>>>>>

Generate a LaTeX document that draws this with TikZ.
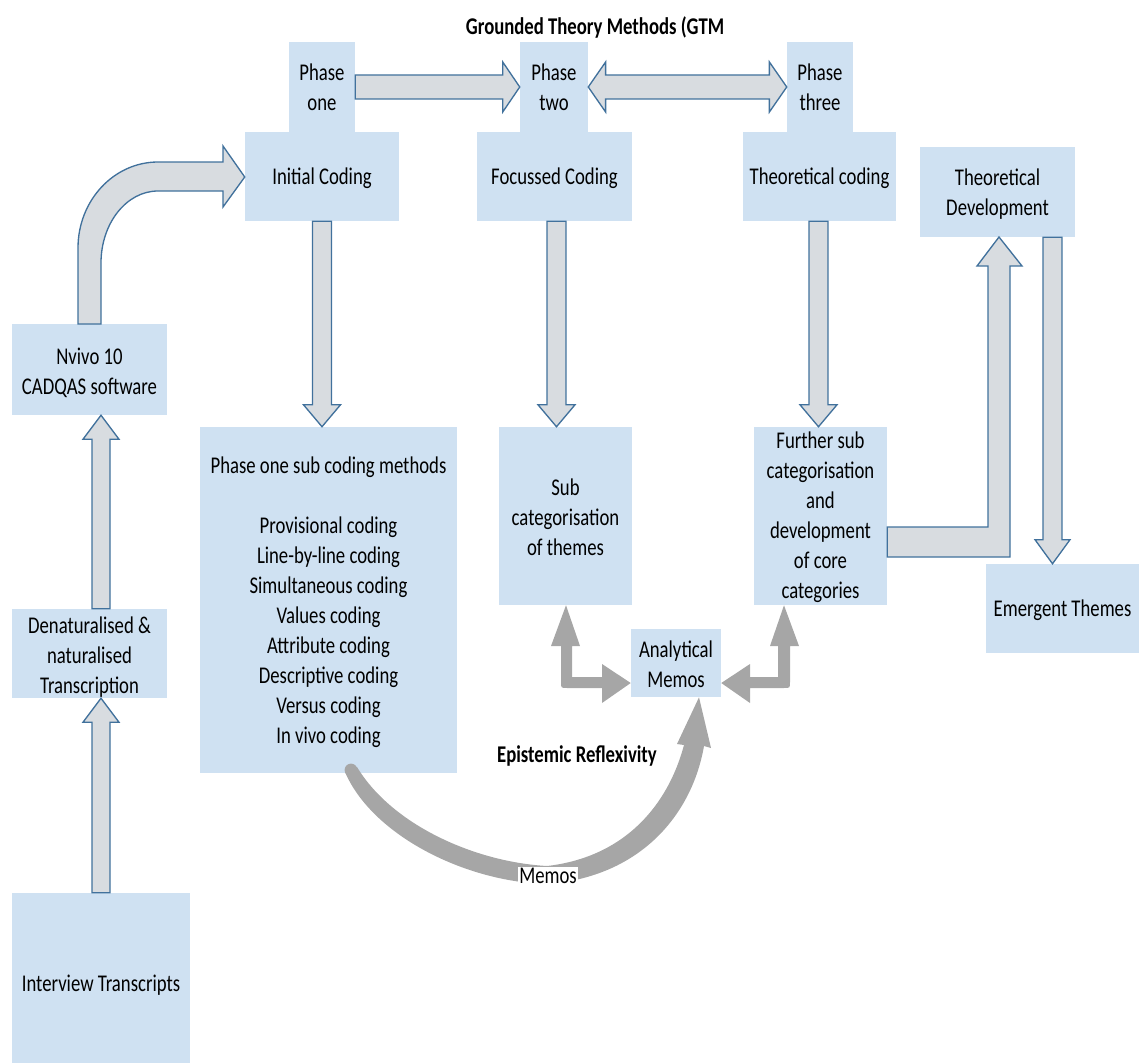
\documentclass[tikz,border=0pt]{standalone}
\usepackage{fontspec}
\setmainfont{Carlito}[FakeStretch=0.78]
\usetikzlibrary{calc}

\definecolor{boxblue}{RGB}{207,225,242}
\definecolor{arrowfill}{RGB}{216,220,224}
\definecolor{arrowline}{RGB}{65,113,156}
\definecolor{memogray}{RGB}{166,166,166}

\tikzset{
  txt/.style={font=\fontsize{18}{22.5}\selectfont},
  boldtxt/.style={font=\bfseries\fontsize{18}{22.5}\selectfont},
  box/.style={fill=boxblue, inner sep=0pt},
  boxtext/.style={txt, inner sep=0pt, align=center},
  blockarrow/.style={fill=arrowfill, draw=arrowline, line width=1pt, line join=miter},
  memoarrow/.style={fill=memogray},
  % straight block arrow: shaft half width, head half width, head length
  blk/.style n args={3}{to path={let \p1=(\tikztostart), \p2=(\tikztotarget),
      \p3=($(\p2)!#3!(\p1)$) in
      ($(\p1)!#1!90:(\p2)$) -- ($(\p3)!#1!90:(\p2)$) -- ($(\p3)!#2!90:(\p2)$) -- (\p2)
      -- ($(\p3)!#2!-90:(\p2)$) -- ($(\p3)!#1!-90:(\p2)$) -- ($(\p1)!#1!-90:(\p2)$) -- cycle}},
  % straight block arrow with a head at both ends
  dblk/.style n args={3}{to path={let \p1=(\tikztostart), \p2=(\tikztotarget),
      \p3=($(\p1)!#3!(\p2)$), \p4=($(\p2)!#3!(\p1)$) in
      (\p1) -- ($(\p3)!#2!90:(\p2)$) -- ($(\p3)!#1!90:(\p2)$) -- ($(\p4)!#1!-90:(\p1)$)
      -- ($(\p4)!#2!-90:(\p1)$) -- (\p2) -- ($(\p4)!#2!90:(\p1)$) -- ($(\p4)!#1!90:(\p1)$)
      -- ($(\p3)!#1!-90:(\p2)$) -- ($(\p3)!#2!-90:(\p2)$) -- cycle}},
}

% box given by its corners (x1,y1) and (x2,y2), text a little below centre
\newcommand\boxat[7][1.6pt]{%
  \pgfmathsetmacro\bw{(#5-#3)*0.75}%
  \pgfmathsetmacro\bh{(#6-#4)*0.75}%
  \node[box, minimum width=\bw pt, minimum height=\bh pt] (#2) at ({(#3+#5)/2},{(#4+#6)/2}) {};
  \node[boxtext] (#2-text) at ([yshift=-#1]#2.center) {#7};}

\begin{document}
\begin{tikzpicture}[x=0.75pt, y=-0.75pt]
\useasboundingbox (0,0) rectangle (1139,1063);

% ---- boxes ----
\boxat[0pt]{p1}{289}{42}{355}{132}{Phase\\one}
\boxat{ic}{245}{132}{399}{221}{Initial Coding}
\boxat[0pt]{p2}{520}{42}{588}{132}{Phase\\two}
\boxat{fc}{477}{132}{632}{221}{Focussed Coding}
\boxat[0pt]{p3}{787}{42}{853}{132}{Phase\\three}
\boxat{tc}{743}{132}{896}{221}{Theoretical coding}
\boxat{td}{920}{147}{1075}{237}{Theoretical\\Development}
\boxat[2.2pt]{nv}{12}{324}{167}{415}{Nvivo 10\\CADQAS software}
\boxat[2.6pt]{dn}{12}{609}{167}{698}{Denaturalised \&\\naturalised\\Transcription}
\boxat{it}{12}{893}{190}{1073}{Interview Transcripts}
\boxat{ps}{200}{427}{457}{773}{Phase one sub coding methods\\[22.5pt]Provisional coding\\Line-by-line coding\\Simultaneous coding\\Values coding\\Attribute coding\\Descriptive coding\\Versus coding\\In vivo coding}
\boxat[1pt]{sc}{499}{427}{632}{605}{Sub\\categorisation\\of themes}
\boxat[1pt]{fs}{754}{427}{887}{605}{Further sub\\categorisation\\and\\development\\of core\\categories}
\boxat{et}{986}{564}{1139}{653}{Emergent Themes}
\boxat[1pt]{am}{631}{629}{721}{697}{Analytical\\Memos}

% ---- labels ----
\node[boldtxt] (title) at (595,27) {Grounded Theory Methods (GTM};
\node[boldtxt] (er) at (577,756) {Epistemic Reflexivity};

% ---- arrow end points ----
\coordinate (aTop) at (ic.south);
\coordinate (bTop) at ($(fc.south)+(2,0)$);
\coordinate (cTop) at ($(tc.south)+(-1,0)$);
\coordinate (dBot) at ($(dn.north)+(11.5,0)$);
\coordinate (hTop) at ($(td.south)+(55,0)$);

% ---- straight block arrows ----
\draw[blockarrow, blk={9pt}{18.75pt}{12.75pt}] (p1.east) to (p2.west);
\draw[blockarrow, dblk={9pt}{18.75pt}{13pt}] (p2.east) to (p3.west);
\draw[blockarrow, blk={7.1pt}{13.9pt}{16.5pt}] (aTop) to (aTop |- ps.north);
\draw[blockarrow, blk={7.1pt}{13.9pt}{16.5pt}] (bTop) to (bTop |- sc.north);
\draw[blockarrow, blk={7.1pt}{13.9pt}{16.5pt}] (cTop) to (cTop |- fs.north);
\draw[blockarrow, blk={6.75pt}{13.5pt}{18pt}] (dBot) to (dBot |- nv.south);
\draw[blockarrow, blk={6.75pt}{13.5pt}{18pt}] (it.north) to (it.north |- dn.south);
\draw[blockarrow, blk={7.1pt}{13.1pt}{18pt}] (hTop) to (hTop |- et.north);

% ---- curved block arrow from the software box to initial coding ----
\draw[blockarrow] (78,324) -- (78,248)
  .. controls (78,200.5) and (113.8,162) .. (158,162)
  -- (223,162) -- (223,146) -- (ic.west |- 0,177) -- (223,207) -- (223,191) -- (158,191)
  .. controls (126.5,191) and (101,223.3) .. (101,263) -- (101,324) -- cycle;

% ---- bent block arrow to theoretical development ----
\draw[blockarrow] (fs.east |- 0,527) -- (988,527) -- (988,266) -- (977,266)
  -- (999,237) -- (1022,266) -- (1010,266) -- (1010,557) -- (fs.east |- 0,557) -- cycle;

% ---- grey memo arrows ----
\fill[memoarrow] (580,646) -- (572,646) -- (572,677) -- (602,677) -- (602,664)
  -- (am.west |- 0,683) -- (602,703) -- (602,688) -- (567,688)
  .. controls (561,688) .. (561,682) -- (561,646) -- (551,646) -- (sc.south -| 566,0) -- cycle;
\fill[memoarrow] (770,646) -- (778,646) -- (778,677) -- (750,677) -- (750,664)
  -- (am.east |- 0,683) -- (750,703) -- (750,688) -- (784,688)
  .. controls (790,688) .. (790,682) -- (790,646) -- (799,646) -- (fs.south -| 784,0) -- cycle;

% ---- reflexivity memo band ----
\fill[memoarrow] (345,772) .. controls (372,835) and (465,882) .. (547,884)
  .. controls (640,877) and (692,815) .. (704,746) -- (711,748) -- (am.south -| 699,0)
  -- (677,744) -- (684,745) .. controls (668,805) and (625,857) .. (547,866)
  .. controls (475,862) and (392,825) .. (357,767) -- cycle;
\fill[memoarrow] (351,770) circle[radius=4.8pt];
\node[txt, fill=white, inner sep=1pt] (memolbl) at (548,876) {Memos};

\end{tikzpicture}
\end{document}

<<<<<
>>>>>

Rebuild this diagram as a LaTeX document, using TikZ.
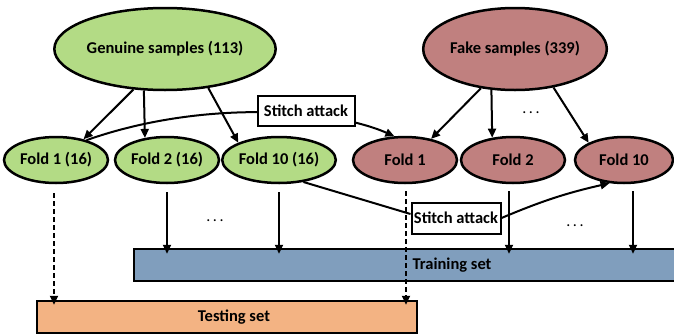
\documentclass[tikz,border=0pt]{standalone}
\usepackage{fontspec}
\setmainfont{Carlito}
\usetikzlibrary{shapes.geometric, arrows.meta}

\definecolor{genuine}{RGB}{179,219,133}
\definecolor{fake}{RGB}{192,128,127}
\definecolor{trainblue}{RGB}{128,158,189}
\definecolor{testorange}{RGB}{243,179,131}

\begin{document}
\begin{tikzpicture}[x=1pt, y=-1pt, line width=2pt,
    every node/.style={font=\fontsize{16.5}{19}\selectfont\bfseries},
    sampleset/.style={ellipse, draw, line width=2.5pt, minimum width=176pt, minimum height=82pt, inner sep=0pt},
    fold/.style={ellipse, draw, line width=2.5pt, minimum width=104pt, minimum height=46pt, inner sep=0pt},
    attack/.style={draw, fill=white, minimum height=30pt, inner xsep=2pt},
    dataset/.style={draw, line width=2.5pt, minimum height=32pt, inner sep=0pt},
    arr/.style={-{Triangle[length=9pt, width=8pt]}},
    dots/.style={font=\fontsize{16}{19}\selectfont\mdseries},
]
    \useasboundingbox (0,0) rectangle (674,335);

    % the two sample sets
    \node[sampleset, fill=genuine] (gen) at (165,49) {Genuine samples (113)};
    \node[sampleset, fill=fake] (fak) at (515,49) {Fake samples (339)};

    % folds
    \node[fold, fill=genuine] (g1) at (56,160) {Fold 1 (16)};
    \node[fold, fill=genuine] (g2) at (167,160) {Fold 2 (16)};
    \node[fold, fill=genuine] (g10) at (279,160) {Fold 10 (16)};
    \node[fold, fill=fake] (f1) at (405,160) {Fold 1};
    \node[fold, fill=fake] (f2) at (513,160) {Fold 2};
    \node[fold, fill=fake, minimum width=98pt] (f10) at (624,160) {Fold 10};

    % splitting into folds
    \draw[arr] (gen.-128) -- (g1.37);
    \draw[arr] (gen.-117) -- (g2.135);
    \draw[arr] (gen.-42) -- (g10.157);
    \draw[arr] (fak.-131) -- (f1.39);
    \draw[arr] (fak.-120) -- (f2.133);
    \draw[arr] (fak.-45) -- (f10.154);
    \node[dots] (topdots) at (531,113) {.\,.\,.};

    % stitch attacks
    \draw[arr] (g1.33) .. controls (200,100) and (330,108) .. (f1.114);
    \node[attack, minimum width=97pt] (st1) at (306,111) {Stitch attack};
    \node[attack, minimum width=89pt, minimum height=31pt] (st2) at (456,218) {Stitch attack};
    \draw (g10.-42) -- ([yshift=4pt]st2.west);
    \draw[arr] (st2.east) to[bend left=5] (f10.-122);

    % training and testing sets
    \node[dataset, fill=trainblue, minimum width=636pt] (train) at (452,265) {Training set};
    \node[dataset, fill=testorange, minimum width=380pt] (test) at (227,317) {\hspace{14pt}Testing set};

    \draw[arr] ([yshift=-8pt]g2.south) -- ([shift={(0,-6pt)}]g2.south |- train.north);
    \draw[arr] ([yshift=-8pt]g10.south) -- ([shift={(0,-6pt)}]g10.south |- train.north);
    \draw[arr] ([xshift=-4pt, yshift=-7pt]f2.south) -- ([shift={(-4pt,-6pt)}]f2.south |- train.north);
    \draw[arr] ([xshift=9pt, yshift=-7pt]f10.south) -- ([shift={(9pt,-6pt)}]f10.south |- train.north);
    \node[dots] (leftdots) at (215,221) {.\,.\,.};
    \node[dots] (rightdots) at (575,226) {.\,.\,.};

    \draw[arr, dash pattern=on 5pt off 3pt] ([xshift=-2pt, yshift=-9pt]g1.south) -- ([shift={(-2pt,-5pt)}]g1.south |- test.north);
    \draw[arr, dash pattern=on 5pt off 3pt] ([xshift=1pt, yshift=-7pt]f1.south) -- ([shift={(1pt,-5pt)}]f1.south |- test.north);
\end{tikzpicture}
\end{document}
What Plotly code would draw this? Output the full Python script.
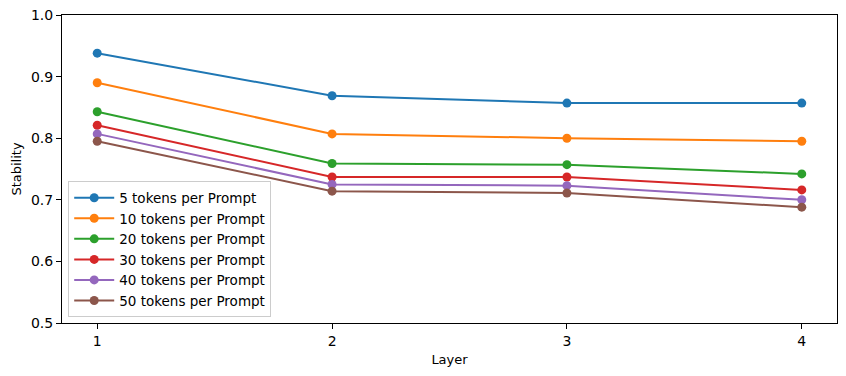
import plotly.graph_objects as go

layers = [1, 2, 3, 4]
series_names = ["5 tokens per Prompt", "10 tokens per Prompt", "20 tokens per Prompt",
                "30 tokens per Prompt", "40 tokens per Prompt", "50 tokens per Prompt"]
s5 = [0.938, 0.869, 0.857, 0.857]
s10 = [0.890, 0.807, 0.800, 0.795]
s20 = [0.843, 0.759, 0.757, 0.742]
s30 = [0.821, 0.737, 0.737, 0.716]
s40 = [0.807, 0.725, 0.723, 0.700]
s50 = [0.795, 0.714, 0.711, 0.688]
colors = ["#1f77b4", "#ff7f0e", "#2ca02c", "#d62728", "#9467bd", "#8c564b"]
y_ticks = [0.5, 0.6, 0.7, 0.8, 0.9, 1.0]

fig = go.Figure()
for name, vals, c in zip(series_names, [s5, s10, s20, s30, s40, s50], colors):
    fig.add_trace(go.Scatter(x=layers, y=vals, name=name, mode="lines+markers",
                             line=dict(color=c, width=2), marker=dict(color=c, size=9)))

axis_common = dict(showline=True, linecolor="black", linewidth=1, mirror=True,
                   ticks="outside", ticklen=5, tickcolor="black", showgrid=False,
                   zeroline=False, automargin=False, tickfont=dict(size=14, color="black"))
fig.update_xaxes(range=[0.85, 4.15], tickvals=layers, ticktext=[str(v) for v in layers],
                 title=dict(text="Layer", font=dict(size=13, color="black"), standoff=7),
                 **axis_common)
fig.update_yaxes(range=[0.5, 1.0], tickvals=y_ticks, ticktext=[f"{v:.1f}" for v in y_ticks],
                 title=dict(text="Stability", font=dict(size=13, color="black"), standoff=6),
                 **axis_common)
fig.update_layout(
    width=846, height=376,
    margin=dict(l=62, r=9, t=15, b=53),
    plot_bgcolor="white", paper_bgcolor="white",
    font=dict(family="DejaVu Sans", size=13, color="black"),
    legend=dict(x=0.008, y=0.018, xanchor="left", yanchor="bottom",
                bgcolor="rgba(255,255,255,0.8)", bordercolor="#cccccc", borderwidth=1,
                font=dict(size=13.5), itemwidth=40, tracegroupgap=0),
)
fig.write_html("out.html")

<<<<<

Print the line above containing "What Plotly code", the line containing "import plotly.graph_objects as go", and everything between them, exactly as written. Pictures stay out.

*Task answer*.
What Plotly code would draw this? Output the full Python script.
import plotly.graph_objects as go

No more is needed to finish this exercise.